On April 15, 1994, a group of 124 nations signed the Marrakech Agreement and established the World Trade Organization (WTO). Prior to the WTO, the General Agreement on Tariffs and Trade (GATT) was the leading authority on worldwide trade.
On April 16, 1963, Dr. Martin Luther King wrote a letter from the city jail in Birmingham, Alabama where he had been arrested for his non-violent protest against racial segregation laws.
On April 17, 1982, Queen Elizabeth II signed the Canada Act to end Canada’s legal dependence on the United Kingdom (UK).
On April 18, 1949 (Easter Monday), the Ireland Act went into effect and officially terminated Ireland’s status as a member of the United Kingdom’s (UK) Commonwealth of Nations.
On April 19, 1971, Charles Manson and three members of his “family” were sentenced to death following their convictions on twenty-seven separate counts of first-degree murder and conspiracy.
On April 20, 1871, the Civil Rights Act of 1871, also known as the Ku Klux Klan Act, was passed by President Ulysses S. Grant. The act was intended to protect southern blacks from the Ku Klux Klan (KKK) following the Civil War.
On April 21, 1952, the first Secretaries Day was celebrated. Two months later, U.S. Secretary of Commerce, Charles Sawyer, officially proclaimed June 4 as National Secretary’s Day.
On April 22, 1970, the first Earth Day was celebrated.
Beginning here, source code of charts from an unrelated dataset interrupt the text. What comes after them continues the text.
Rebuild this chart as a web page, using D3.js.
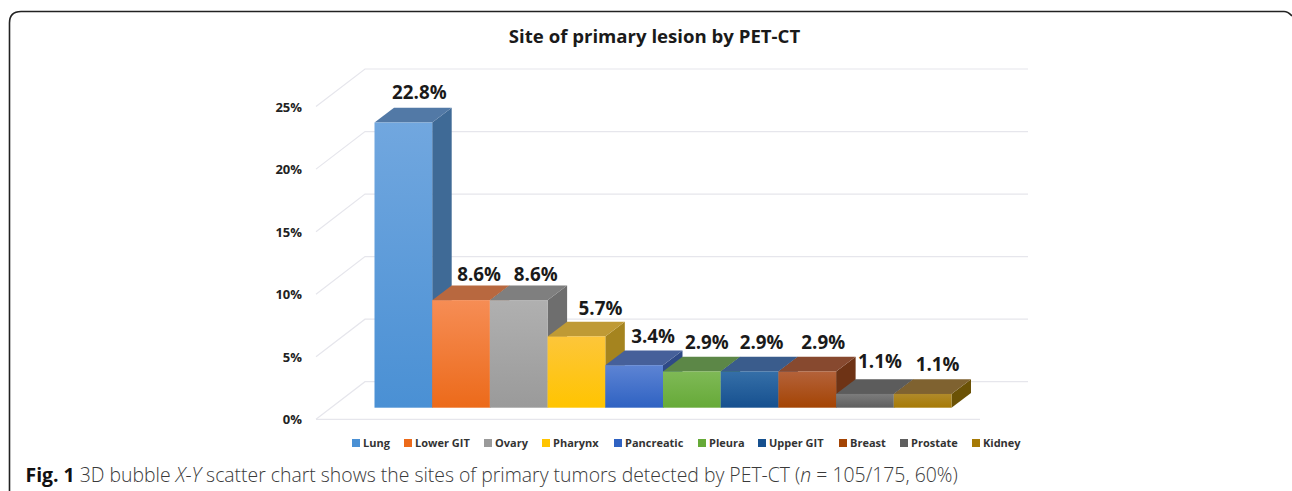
<!DOCTYPE html>
<html>
<head>
<meta charset="utf-8">
<script src="https://cdn.jsdelivr.net/npm/d3@7"></script>
<style>
    html, body { margin: 0; padding: 0; background: #fff; }
    svg { display: block; }
    text { font-family: "Open Sans", "Noto Sans", sans-serif; }
</style>
</head>
<body>
<svg id="chart" width="1292" height="491"></svg>
<script>
const categories = ["Lung", "Lower GIT", "Ovary", "Pharynx", "Pancreatic", "Pleura", "Upper GIT", "Breast", "Prostate", "Kidney"];
const values = [22.8, 8.6, 8.6, 5.7, 3.4, 2.9, 2.9, 2.9, 1.1, 1.1];
const yTicks = [0, 5, 10, 15, 20, 25];
// couleurs : haut du devant, bas du devant, dessus, côté
const frontTop = ["#71a7df", "#f68d55", "#b0b0b0", "#fdc63a", "#5d84d4", "#7fb956", "#356fa8", "#b4623a", "#7c7c7c", "#b08a2a"];
const frontBottom = ["#4a90d4", "#ec6a1a", "#9a9a9a", "#ffc400", "#2f62c2", "#66aa38", "#16508f", "#a44404", "#5f5f5f", "#a67a06"];
const topColors = ["#5279a6", "#b8683f", "#7f7f7f", "#bf9a35", "#46609a", "#5c8747", "#3a5c8c", "#87492f", "#5c5c5c", "#7f6230"];
const sideColors = ["#3f6a96", "#8f4a20", "#6e6e6e", "#a5841f", "#2f4a86", "#44702b", "#1f4470", "#6e3315", "#3f3f3f", "#6b5206"];
// décalage manuel des étiquettes, comme dans l'original
const labelDx = [16, 18, 17, 24, 19, 15, 12, 16, 15, 15];
const labelDy = [8.5, 4.5, 4.5, 6.5, 7.5, 7.5, 7.5, 7.5, 11, 8];
const legendX = [352, 404, 484, 542, 614, 698, 758, 839, 900, 972];

const svg = d3.select("#chart");
const defs = svg.append("defs");

// scales du graphique
const x = d3.scaleBand().domain(categories).range([374.5, 951.5]);
const y = d3.scaleLinear().domain([0, 25]).range([407.7, 95]);

const depth = { dx: 19.5, dy: -14.7 };      // profondeur des barres
const wall = { dx: 49, dy: -37.6 };         // profondeur du plancher
const floorLeft = 316;
const wallRight = 1028;
const floorY = d => y(d) + 11.6;

// cadre de la figure (le coin droit sort de l'image)
svg.append("path")
    .attr("d", "M9.5,491 V23 Q9.5,11.5 21,11.5 H1284 Q1288,11.5 1292,16")
    .attr("fill", "none")
    .attr("stroke", "#222")
    .attr("stroke-width", 1.6);

svg.append("text")
    .attr("x", 654.5).attr("y", 43)
    .attr("text-anchor", "middle")
    .attr("font-size", 18.6)
    .attr("font-weight", 700)
    .attr("fill", "#1a1a1a")
    .text("Site of primary lesion by PET-CT");

// lignes de grille (mur + côté)
const grid = svg.append("g")
    .attr("fill", "none")
    .attr("stroke", "#e6e6ec")
    .attr("stroke-width", 1.2);

grid.selectAll(".wall")
    .data(yTicks)
    .enter().append("polyline")
    .attr("class", "wall")
    .attr("points", d => `${floorLeft},${floorY(d)} ${floorLeft + wall.dx},${floorY(d) + wall.dy} ${wallRight},${floorY(d) + wall.dy}`);

grid.append("line")
    .attr("x1", floorLeft).attr("x2", 980)
    .attr("y1", floorY(0)).attr("y2", floorY(0));

svg.append("g")
    .selectAll("text")
    .data(yTicks)
    .enter().append("text")
    .attr("x", 302)
    .attr("y", d => floorY(d) + 5)
    .attr("text-anchor", "end")
    .attr("font-size", 13)
    .attr("font-weight", 700)
    .attr("fill", "#222")
    .text(d => `${d}%`);

categories.forEach((c, i) => {
    const grad = defs.append("linearGradient")
        .attr("id", `front-${i}`)
        .attr("x1", 0).attr("y1", 0).attr("x2", 0).attr("y2", 1);
    grad.append("stop").attr("offset", 0).attr("stop-color", frontTop[i]);
    grad.append("stop").attr("offset", 1).attr("stop-color", frontBottom[i]);
});

// de gauche à droite : chaque barre recouvre le côté de la précédente
const bars = svg.append("g")
    .selectAll("g")
    .data(categories.map((c, i) => ({ c, i, v: values[i] })))
    .enter().append("g");

bars.append("polygon")
    .attr("fill", d => sideColors[d.i])
    .attr("points", d => {
        const r = x(d.c) + x.bandwidth();
        return `${r},${y(d.v)} ${r + depth.dx},${y(d.v) + depth.dy} ${r + depth.dx},${y(0) + depth.dy} ${r},${y(0)}`;
    });

bars.append("polygon")
    .attr("fill", d => topColors[d.i])
    .attr("points", d => {
        const l = x(d.c), r = l + x.bandwidth();
        return `${l},${y(d.v)} ${l + depth.dx},${y(d.v) + depth.dy} ${r + depth.dx},${y(d.v) + depth.dy} ${r},${y(d.v)}`;
    });

bars.append("rect")
    .attr("x", d => x(d.c))
    .attr("y", d => y(d.v))
    .attr("width", x.bandwidth())
    .attr("height", d => y(0) - y(d.v))
    .attr("fill", d => `url(#front-${d.i})`);

// étiquettes à part, pour rester au-dessus de toutes les barres
svg.append("g")
    .selectAll("text")
    .data(values)
    .enter().append("text")
    .attr("x", (d, i) => x(categories[i]) + x.bandwidth() / 2 + labelDx[i])
    .attr("y", (d, i) => y(d) + depth.dy - labelDy[i])
    .attr("text-anchor", "middle")
    .attr("font-size", 18.8)
    .attr("font-weight", 700)
    .attr("fill", "#1a1a1a")
    .text(d => `${d.toFixed(1)}%`);

// légende
const legend = svg.append("g")
    .selectAll("g")
    .data(categories)
    .enter().append("g")
    .attr("transform", (d, i) => `translate(${legendX[i]},443)`);

legend.append("rect")
    .attr("y", -4).attr("width", 8).attr("height", 8)
    .attr("fill", (d, i) => frontBottom[i]);

legend.append("text")
    .attr("x", 11).attr("y", 3.7)
    .attr("font-size", 11)
    .attr("font-weight", 700)
    .attr("fill", "#333")
    .text(d => d);

// légende de la figure
const caption = svg.append("text")
    .attr("x", 25.5).attr("y", 482)
    .attr("font-size", 19.4)
    .attr("font-weight", 300)
    .attr("fill", "#3a3a3a");
caption.append("tspan").attr("font-weight", 700).attr("fill", "#111").text("Fig. 1");
caption.append("tspan").text(" 3D bubble ");
caption.append("tspan").attr("font-style", "italic").text("X-Y");
caption.append("tspan").text(" scatter chart shows the sites of primary tumors detected by PET-CT (");
caption.append("tspan").attr("font-style", "italic").text("n");
caption.append("tspan").text(" = 105/175, 60%)");
</script>
</body>
</html>
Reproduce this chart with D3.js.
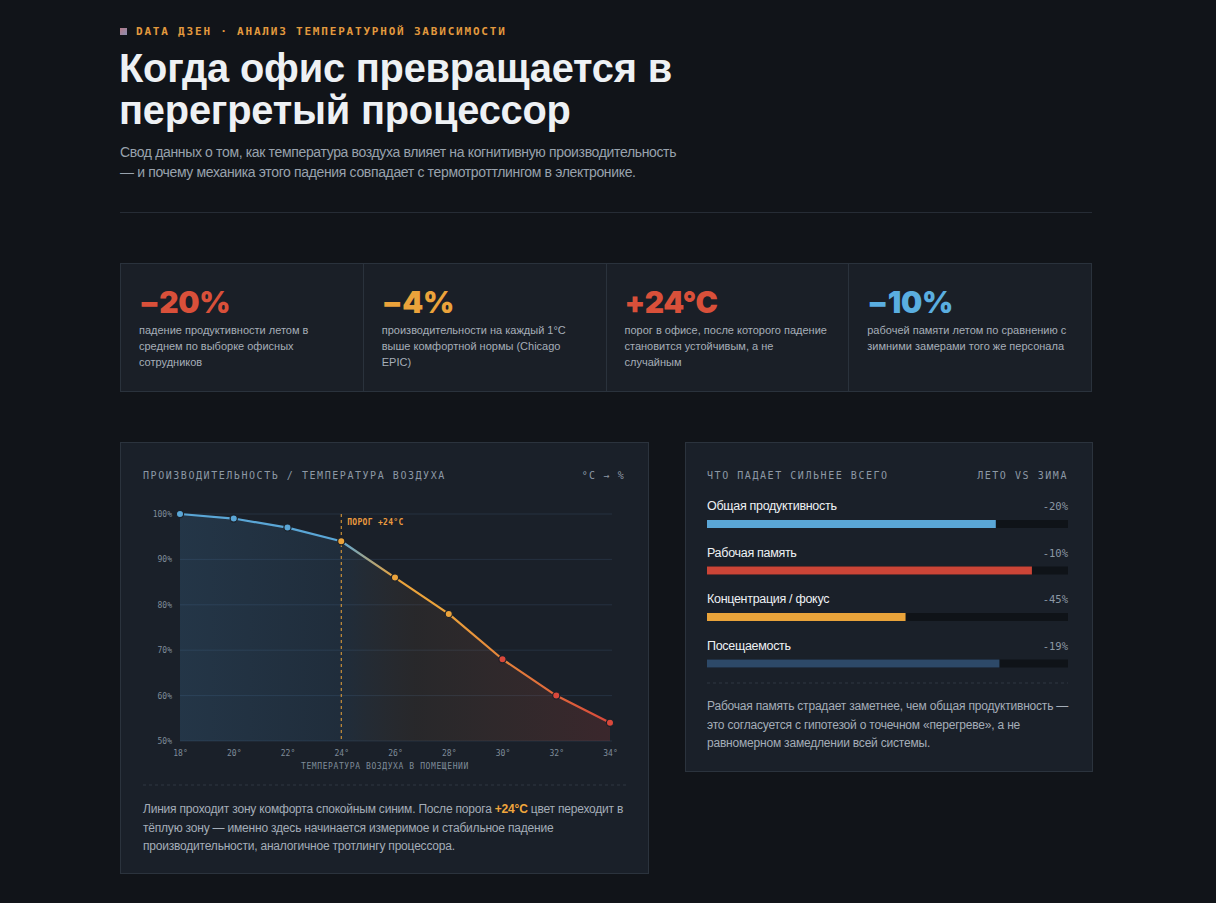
<!DOCTYPE html>
<html><head><meta charset="utf-8">
<script src="https://cdn.jsdelivr.net/npm/d3@7/dist/d3.min.js"></script>
<style>
html,body{margin:0;padding:0;background:#111419;width:1216px;height:903px;overflow:hidden;}
body{position:relative;font-family:"Liberation Sans",Arial,sans-serif;}
.abs{position:absolute;}
.mono{font-family:"DejaVu Sans Mono","Liberation Mono",monospace;}
#eyebrow{left:136px;top:25px;font-size:11px;font-weight:bold;letter-spacing:1.8px;color:#e39a3e;}
#sq{left:120px;top:28px;width:7px;height:7px;background:linear-gradient(135deg,#b57a88,#8a8fb0);}
#title{left:119px;top:47px;font-size:39.8px;line-height:42px;font-weight:bold;color:#eef1f4;letter-spacing:-0.2px;}
#sub{left:120px;top:143px;font-size:14px;line-height:19.5px;color:#98a2ad;letter-spacing:-0.35px;}
#rule{left:120px;top:212px;width:972px;height:1px;background:#262c35;}
#stats{left:120px;top:263px;width:970px;height:127px;border:1px solid #2a323c;background:#1a1f27;display:flex;}
.cell{flex:1;border-left:1px solid #2a323c;position:relative;}
.cell:first-child{border-left:none;}
.big{position:absolute;left:18px;top:20px;font-family:Inter,"Liberation Sans",sans-serif;font-weight:900;font-size:30px;letter-spacing:-0.3px;}
.desc{position:absolute;left:18px;top:58px;font-size:11px;line-height:16.2px;color:#a6aeb8;}
.panel{background:#1a2029;border:1px solid #2b333d;}
#left{left:120px;top:442px;width:527px;height:430px;}
#right{left:685px;top:442px;width:406px;height:328px;}
.note{font-size:12px;line-height:18.5px;color:#a4adb8;letter-spacing:-0.2px;}
</style></head>
<body>
<div id="sq" class="abs"></div>
<div id="eyebrow" class="abs mono">DATA ДЗЕН · АНАЛИЗ ТЕМПЕРАТУРНОЙ ЗАВИСИМОСТИ</div>
<div id="title" class="abs">Когда офис превращается в<br>перегретый процессор</div>
<div id="sub" class="abs">Свод данных о том, как температура воздуха влияет на когнитивную производительность<br>— и почему механика этого падения совпадает с термотроттлингом в электронике.</div>
<div id="rule" class="abs"></div>
<div id="stats" class="abs"></div>
<div id="left" class="abs panel"></div>
<div id="right" class="abs panel"></div>
<svg id="chart" class="abs" style="left:120px;top:442px" width="528" height="431"></svg>
<svg id="bars" class="abs" style="left:685px;top:442px" width="408" height="330"></svg>
<div class="abs note" style="left:143px;top:800px;width:490px">Линия проходит зону комфорта спокойным синим. После порога <b style="color:#f0a63c">+24°C</b> цвет переходит в<br>тёплую зону — именно здесь начинается измеримое и стабильное падение<br>производительности, аналогичное тротлингу процессора.</div>
<div class="abs note" style="left:707px;top:697px;width:370px">Рабочая память страдает заметнее, чем общая продуктивность —<br>это согласуется с гипотезой о точечном «перегреве», а не<br>равномерном замедлении всей системы.</div>
<script>
// ---- data ----
const statValues = ["−20%", "−4%", "+24°C", "−10%"];
const statColors = ["#d9503a", "#eba33b", "#d9503a", "#5aaee0"];
const statTexts = [
  ["падение продуктивности летом в", "среднем по выборке офисных", "сотрудников"],
  ["производительности на каждый 1°C", "выше комфортной нормы (Chicago", "EPIC)"],
  ["порог в офисе, после которого падение", "становится устойчивым, а не", "случайным"],
  ["рабочей памяти летом по сравнению с", "зимними замерами того же персонала"]
];
const temps = [18, 20, 22, 24, 26, 28, 30, 32, 34];
const perf = [100, 99, 97, 94, 86, 78, 68, 60, 54];
const yTicks = [50, 60, 70, 80, 90, 100];
const threshold = 24;
const metrics = ["Общая продуктивность", "Рабочая память", "Концентрация / фокус", "Посещаемость"];
const drops = [-20, -10, -45, -19];
const barColors = ["#5aa6d6", "#cc4537", "#e9a33a", "#2d4968"];

// ---- stats ----
const cells = d3.select("#stats").selectAll(".cell").data(statValues).join("div").attr("class","cell");
cells.append("div").attr("class","big").style("color",(d,i)=>statColors[i]).text(d=>d);
cells.append("div").attr("class","desc").html((d,i)=>statTexts[i].join("<br>"));

// ---- line chart ----
const svg = d3.select("#chart");
const mono = '"DejaVu Sans Mono","Liberation Mono",monospace';
svg.append("text").attr("x",23).attr("y",37).attr("font-family",mono).attr("font-size",10)
  .attr("letter-spacing",1.55).attr("fill","#8c98a5").text("ПРОИЗВОДИТЕЛЬНОСТЬ / ТЕМПЕРАТУРА ВОЗДУХА");
svg.append("text").attr("x",505).attr("y",37).attr("text-anchor","end").attr("font-family",mono).attr("font-size",10)
  .attr("letter-spacing",1.2).attr("fill","#8c98a5").text("°C → %");

const x = d3.scaleLinear().domain([18,34]).range([60,490]);
const y = d3.scaleLinear().domain([50,100]).range([299,72]);
const defs = svg.append("defs");
const lg = defs.append("linearGradient").attr("id","lineG").attr("gradientUnits","userSpaceOnUse")
  .attr("x1",x(18)).attr("x2",x(34)).attr("y1",0).attr("y2",0);
[[0,"#5aa6d6"],[0.375,"#5aa6d6"],[0.5,"#eba33b"],[0.62,"#eba33b"],[1,"#d9483b"]]
  .forEach(s=>lg.append("stop").attr("offset",s[0]).attr("stop-color",s[1]));
const ag = defs.append("linearGradient").attr("id","areaG").attr("gradientUnits","userSpaceOnUse")
  .attr("x1",x(18)).attr("x2",x(34)).attr("y1",0).attr("y2",0);
[[0,"#4a8cc0",0.2],[0.375,"#4a8cc0",0.12],[0.55,"#c8803a",0.08],[1,"#d9483b",0.17]]
  .forEach(s=>ag.append("stop").attr("offset",s[0]).attr("stop-color",s[1]).attr("stop-opacity",s[2]));

// grid
svg.append("g").selectAll("line").data(yTicks).join("line")
  .attr("x1",x(18)).attr("x2",x(34)+2).attr("y1",d=>y(d)).attr("y2",d=>y(d))
  .attr("stroke","#253140").attr("stroke-width",1);
// y axis labels
const yAxis = d3.axisLeft(y).tickValues(yTicks).tickFormat(d=>d+"%").tickSize(0).tickPadding(8);
const ya = svg.append("g").attr("transform",`translate(${x(18)},0)`).call(yAxis);
ya.select(".domain").remove();
ya.selectAll("text").attr("font-family",mono).attr("font-size",8).attr("fill","#7f8c99");
// x axis labels
const xAxis = d3.axisBottom(x).tickValues(temps).tickFormat(d=>d+"°").tickSize(0).tickPadding(9);
const xa = svg.append("g").attr("transform",`translate(0,${y(50)})`).call(xAxis);
xa.select(".domain").remove();
xa.selectAll("text").attr("font-family",mono).attr("font-size",8).attr("fill","#7f8c99");
svg.append("text").attr("x",265).attr("y",327).attr("text-anchor","middle").attr("font-family",mono)
  .attr("font-size",8).attr("letter-spacing",0.6).attr("fill","#7f8c99").text("ТЕМПЕРАТУРА ВОЗДУХА В ПОМЕЩЕНИИ");

const pts = temps.map((t,i)=>[t,perf[i]]);
svg.append("path").datum(pts).attr("fill","url(#areaG)")
  .attr("d",d3.area().x(d=>x(d[0])).y0(y(50)).y1(d=>y(d[1])));
// threshold
svg.append("line").attr("x1",x(threshold)).attr("x2",x(threshold)).attr("y1",y(100)).attr("y2",y(50))
  .attr("stroke","#e9a33a").attr("stroke-width",1).attr("stroke-dasharray","3,3");
svg.append("text").attr("x",x(threshold)+6).attr("y",y(100)+11).attr("font-family",mono).attr("font-size",8)
  .attr("font-weight","bold").attr("fill","#eb9a3e").attr("letter-spacing",0.3).text("ПОРОГ +24°C");
svg.append("path").datum(pts).attr("fill","none").attr("stroke","url(#lineG)").attr("stroke-width",2.2)
  .attr("stroke-linejoin","round")
  .attr("d",d3.line().x(d=>x(d[0])).y(d=>y(d[1])));
svg.append("g").selectAll("circle").data(pts).join("circle")
  .attr("cx",d=>x(d[0])).attr("cy",d=>y(d[1])).attr("r",3.6)
  .attr("fill",d=>d[0]<threshold?"#5aa6d6":(d[0]<30?"#eba33b":"#d9483b"))
  .attr("stroke","#1a2029").attr("stroke-width",1.2);
svg.append("line").attr("x1",23).attr("x2",506).attr("y1",343).attr("y2",343)
  .attr("stroke","#2e3742").attr("stroke-dasharray","3,3");

// ---- bars ----
const b = d3.select("#bars");
b.append("text").attr("x",22).attr("y",37).attr("font-family",mono).attr("font-size",10)
  .attr("letter-spacing",1.55).attr("fill","#8c98a5").text("ЧТО ПАДАЕТ СИЛЬНЕЕ ВСЕГО");
b.append("text").attr("x",383).attr("y",37).attr("text-anchor","end").attr("font-family",mono).attr("font-size",10)
  .attr("letter-spacing",1.55).attr("fill","#8c98a5").text("ЛЕТО VS ЗИМА");
const bx = d3.scaleLinear().domain([0,100]).range([0,361]);
const rowY = d3.scalePoint().domain(metrics).range([0,139.5]);
const rows = b.append("g").selectAll("g").data(metrics).join("g")
  .attr("transform",d=>`translate(22,${68+rowY(d)})`);
rows.append("text").attr("x",0).attr("y",0).attr("font-size",12.5).attr("fill","#eef1f4")
  .attr("letter-spacing",-0.3).text(d=>d);
rows.append("text").attr("x",361).attr("y",0).attr("text-anchor","end").attr("font-family",mono)
  .attr("font-size",10.5).attr("fill","#8c98a5").text((d,i)=>drops[i]+"%");
rows.append("rect").attr("x",0).attr("y",10).attr("width",bx(100)).attr("height",8).attr("fill","#0f1318");
rows.append("rect").attr("x",0).attr("y",10).attr("width",(d,i)=>bx(100+drops[i])).attr("height",8)
  .attr("fill",(d,i)=>barColors[i]);
b.append("line").attr("x1",22).attr("x2",383).attr("y1",241).attr("y2",241)
  .attr("stroke","#2e3742").attr("stroke-dasharray","3,3");
</script>
</body></html>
U.S. Senator Gaylord Nelson founded Earth Day in an effort to raise awareness of our environment and inspire appreciation of our world.
On April 23, 1635, Boston Latin School was founded in Boston, Massachusetts as the first public school in the U.S. Boston Latin School is older than Harvard College by more than a year, and is the oldest existing school in the U.S.
On April 24, 1800, President John Adams approved the appropriation of $5,000 to establish a U.S. Library of Congress for "such books as may be necessary for the use of Congress."
On April 25, 1938, the U.S. Supreme Court decided Erie Railroad Co. v. Tompkins, 304 U.S. 64 (1938), and overturned a century of federal common law.
On April 26, 1970, the The Convention Establishing the World Intellectual Property Organization, or WIPO Convention, entered into force.
On April 27, 1992, Betty Boothroyd became the first female elected to the position of Speaker of the British House of Commons
On April 28, 1952, the United States occupation of Japan ended with the ratification of the San Francisco Treaty.
On April 29, 1997, the Chemical Weapons Convention entered into force, outlawing the production, stockpiling, and use of chemical weapons.
On April 30, 1803, the U.S. purchased the Louisiana Territory from France, which more than doubled the size of the U.S. and greatly expanded the U.S.’s role as major developing country.